Я стал переливать их из ладони в ладонь, украдкой наблюдая за Филом Форелли. Хотелось окончательно убедиться в том, что он целиком и полностью под копытом золотого тельца, который и руководит всеми его поступками.
Мне это было уже ясно, но я не мог, вернее, не хотел поверить в то, что презренный металл обладает такой властью. И я увидел, как загорелись дурным, алчным огнем его завидущие глаза.
— Дай! — просто сказал он и протянул руку.
Джон Большая Стрельба в таких ситуациях обыкновенно хмыкал, одним глотком опустошал стаканчик сока манго, а потом говорил поверх дула своего «кольта»: «Бери, если сможешь вернуть к пятнице».

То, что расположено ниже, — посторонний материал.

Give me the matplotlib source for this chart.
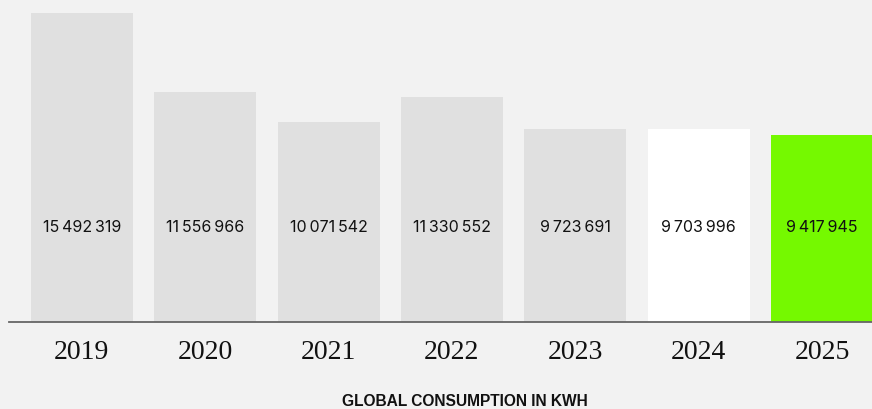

Хлебнув еще воды за неимением сока манго, я достал вторую кучку цепочек, гораздо увесистее первой, но дарить их я не собирался, хотя люблю делать подарки. Игра наша шла, как говорится, втемную, и на карте с моей стороны стояло очень многое — свобода.
— Это же целое состояние, — глухо сказал доктор, и кровь бросилась ему в лицо. — И вам оно ни к чему. А мне к чему. Дай!
— На, — разрешил я.
— Знаю я эти ваши «на», — с опаской ответил он. — А только протяну руку дальше, чем следует, опять у-шу! Я уже ученый. Дай по-хорошему, а?
— По-хорошему при одном-единственном условии.
— Вот это другой разговор! Заранее согласен на любые условия, — пробормотал он оживленно и завороженно, глаз не спуская с золота, платины и серебра. Жемчугом тут, разумеется, и не пахло. Самое время было брать быка за рога.
— Снотворное осталось? — спросил я, фальшиво зевая и разглядывая углы камеры, поросшие паутиной.
— Непочатый край «Карл-сона»… — И тут-то он наконец сообразил, что от него требуется. Он все сразу понял и отшатнулся от меня вместе с топчаном.
Мы молча глядели друг на друга, не моргая и одинаково сузив зрачки, и в моих глазах он читал мои условия, о которых, право слово, было совсем не трудно догадаться.
Скоро глаза доктора стали тускнеть, зарываться в ресницах, бегать по моему лицу: условия были приняты.
— Все до одной? — только и спросил он.
— И вашу бывшую пациентку уж не обойдите вниманием, — напомнил я. — А если вы, Фил Форелли, решите сшельмовать, предупреждаю: у нас тоже очень длинные… — И я показал ему свои руки.